Di qui la dedotta illegittimità della pronuncia emessa, nel caso di specie, dalla Commissione Tributaria Centrale.

2. la censura è del tutto infondata e va, pertanto, disattesa.

2.1. Secondo il costante insegnamento di questa Corte, invero, atteso che la correttezza del procedimento di formazione della pretesa tributaria è assicurata mediante il rispetto di una sequenza procedimentale di determinati atti, con le relative notificazioni, finalizzate a rendere possibile un adeguato esercizio del diritto di difesa del contribuente, la mancata o invalida notifica di un atto presupposto comporta un vizio della sequenza procedimentale, dettata dalla legge, degli atti (avviso di accertamento, avviso di liquidazione, cartella di pagamento, avviso di mora) attraverso i quali si articola il suddetto procedimento di formazione della pretesa tributaria, dal quale discende, altresì, la nullità dell’atto consequenziale notificato. Tale nullità può essere fatta valere dal contribuente, ai sensi del D.Lgs. n. 546 del 1992, art. 19, comma 3, oltre che mediante impugnazione cumulativa dell’atto presupposto e di quello successivamente emesso, anche impugnando il solo atto consequenziale notificatogli (nella specie l’avviso di liquidazione) facendo valere il vizio derivante dall’omessa notifica dell’atto presupposto (nella specie l’avviso di accertamento) (Cass. S.U. 5791/08, S.U. 16412/07).

2.2. Da quanto suesposto consegue, pertanto, che la nullità della notifica dell’avviso di accertamento – riscontrata, nel caso concreto, dalla Commissione Tributaria Centrale – ha determinato, contrariamente all’assunto delle amministrazioni ricorrenti, la nullità del conseguente avviso di liquidazione. E tale nullità è stata, per le ragioni suesposte, correttamente fatta valere dal contribuente impugnando il solo atto consequenziale notificatogli . 3. Per tutti i motivi esposti, pertanto, il ricorso deve essere rigettato.

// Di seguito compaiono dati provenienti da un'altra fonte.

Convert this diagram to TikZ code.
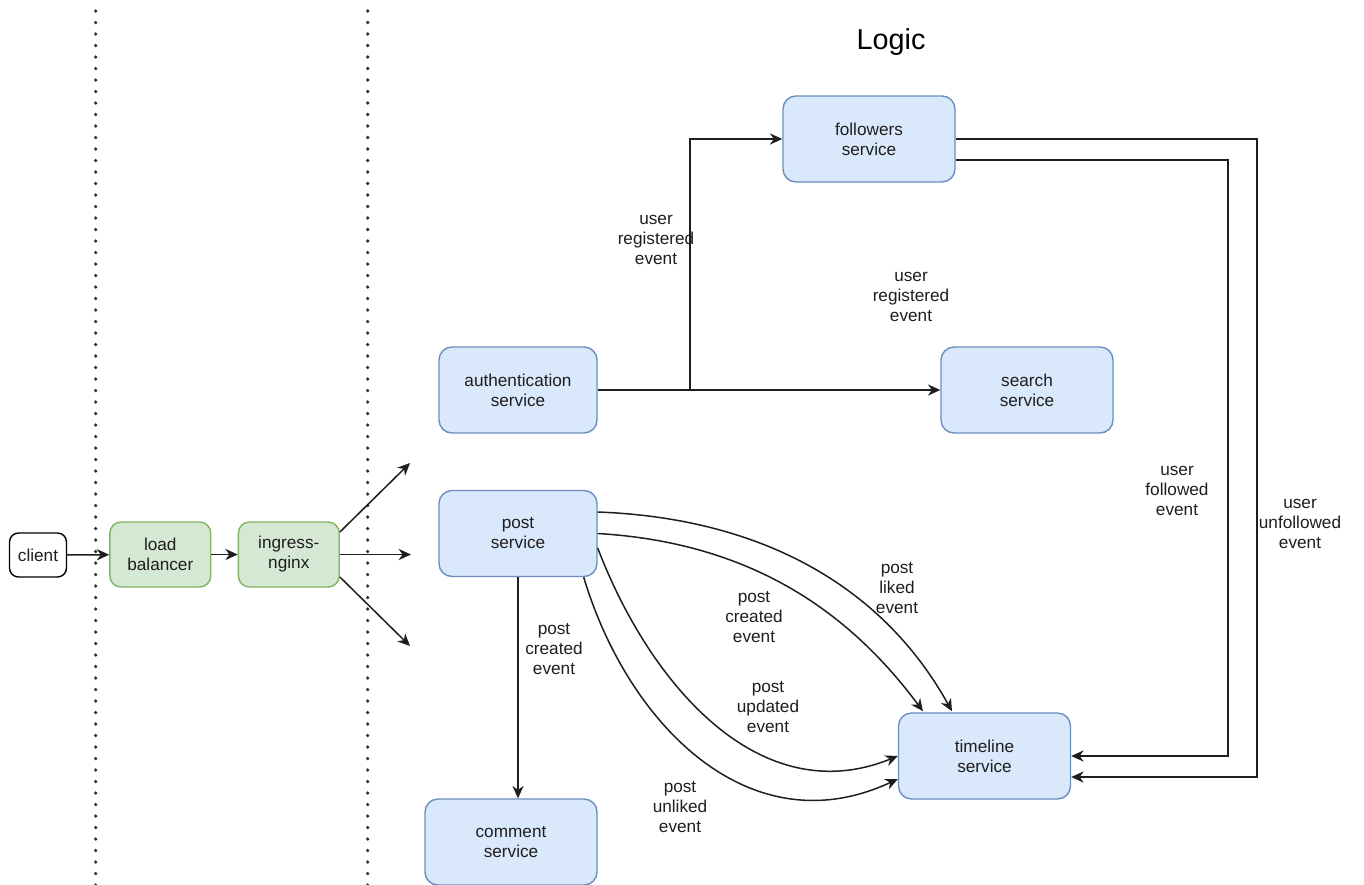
\documentclass[tikz,border=0pt]{standalone}
\usepackage{fontspec}
\setmainfont{Liberation Sans}
\usetikzlibrary{arrows.meta,calc}
\definecolor{bluefill}{HTML}{DAE8FC}
\definecolor{blueline}{HTML}{6C8EBF}
\definecolor{greenfill}{HTML}{D5E8D4}
\definecolor{greenline}{HTML}{82B366}
\definecolor{ink}{HTML}{1E1E1E}
\begin{document}
\begin{tikzpicture}[x=0.5pt,y=-0.5pt,
  every node/.style={font=\fontsize{8.6pt}{10pt}\selectfont, align=center, inner sep=0pt, text=ink},
  svc/.style={draw=blueline, fill=bluefill, rounded corners=6.5pt, line width=0.7pt,
              minimum width=86pt, minimum height=43pt},
  narrowsvc/.style={svc, minimum width=79pt},
  edgebox/.style={draw=greenline, fill=greenfill, rounded corners=5.5pt, line width=0.7pt,
              minimum width=50.4pt, minimum height=32.5pt},
  plainbox/.style={draw=black, fill=white, rounded corners=4.5pt, line width=0.7pt,
              minimum width=28.5pt, minimum height=22pt},
  flow/.style={draw=ink, line width=0.75pt, -{Stealth[length=6.2pt,width=5.6pt,inset=2pt]}},
  lbl/.style={},
  zone/.style={line width=1.8pt, line cap=round, dash pattern=on 0pt off 5.75pt, draw=black!80}]

\useasboundingbox (0,0) rectangle (1364,884);

% zone separators
\draw[zone] (95.7,11) -- (95.7,890);
\draw[zone] (367.7,11) -- (367.7,890);

% title
\node[font=\fontsize{14.4pt}{16pt}\selectfont, text=black] (title) at (891,42) {Logic};

% entry chain
\node[plainbox] (client) at (38,555) {client};
\node[edgebox] (lb) at (160.3,554.5) {load\\balancer};
\node[edgebox] (ingress) at (288.8,554.5) {ingress-\\nginx};

\coordinate (outA) at (410,463);
\coordinate (outB) at (411,554.5);
\coordinate (outC) at (410,646);

\draw[flow] (client) -- (lb);
\draw[flow] (lb) -- (ingress);
\draw[flow] ($(ingress.east)+(0,-22.5)$) -- (outA);
\draw[flow] (ingress.east) -- (outB);
\draw[flow] ($(ingress.east)+(0,22.5)$) -- (outC);

% services
\node[svc] (followers) at (869,139) {followers\\service};
\node[narrowsvc] (auth) at (518,390) {authentication\\service};
\node[svc] (search) at (1027,390) {search\\service};
\node[narrowsvc] (post) at (518,533.5) {post\\service};
\node[svc] (timeline) at (984.5,756) {timeline\\service};
\node[svc] (comment) at (511,842) {comment\\service};

% user registered
\coordinate (split) at (690,390);
\draw[flow] (auth.east) -- (search.west);
\draw[flow] (split) |- (followers.west);
\node[lbl] (regA) at (656,240) {user\\registered\\event};
\node[lbl] (regB) at (911,297) {user\\registered\\event};

% follow / unfollow
\draw[flow] (followers.east) -| (1257,777) -- ($(timeline.east)+(0,21)$);
\draw[flow] ($(followers.east)+(0,21)$) -| (1228,756) -- (timeline.east);
\node[lbl] (followed) at (1177,491) {user\\followed\\event};
\node[lbl] (unfollowed) at (1300,524) {user\\unfollowed\\event};

% post events
\draw[flow] (post.south) -- (post.south |- comment.north);
\node[lbl] (createdA) at (554,649) {post\\created\\event};

\draw[flow] ($(post.east)+(0,-21.5)$) .. controls (760,518) and (882,585) .. ($(timeline.north)+(-32.5,-1)$);
\draw[flow] (post.east) .. controls (740,542) and (842,602) .. ($(timeline.north)+(-61.5,-1)$);
\draw[flow] ($(post.east)+(0,14.5)$) .. controls (650,685) and (760,812) .. (timeline.west);
\draw[flow] ($(post.south east)+(-14,0)$) .. controls (628,725) and (750,848) .. ($(timeline.west)+(0,23)$);

\node[lbl] (liked) at (897,588) {post\\liked\\event};
\node[lbl] (createdB) at (754,617) {post\\created\\event};
\node[lbl] (updated) at (768,707) {post\\updated\\event};
\node[lbl] (unliked) at (680,807) {post\\unliked\\event};

\end{tikzpicture}
\end{document}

4. Le spese processuali sostenute dall’intimato vanno poste a carico delle amministrazioni ricorrenti nella misura di cui in dispositivo.
P.Q.M.

La Corte di Cassazione;

rigetta il ricorso; condanna le amministrazioni ricorrenti al rimborso delle spese nei confronti dell’intimato, che liquida in Euro 1.100,00, di cui Euro 100,00 per esborsi, oltre spese generali e accessori di legge.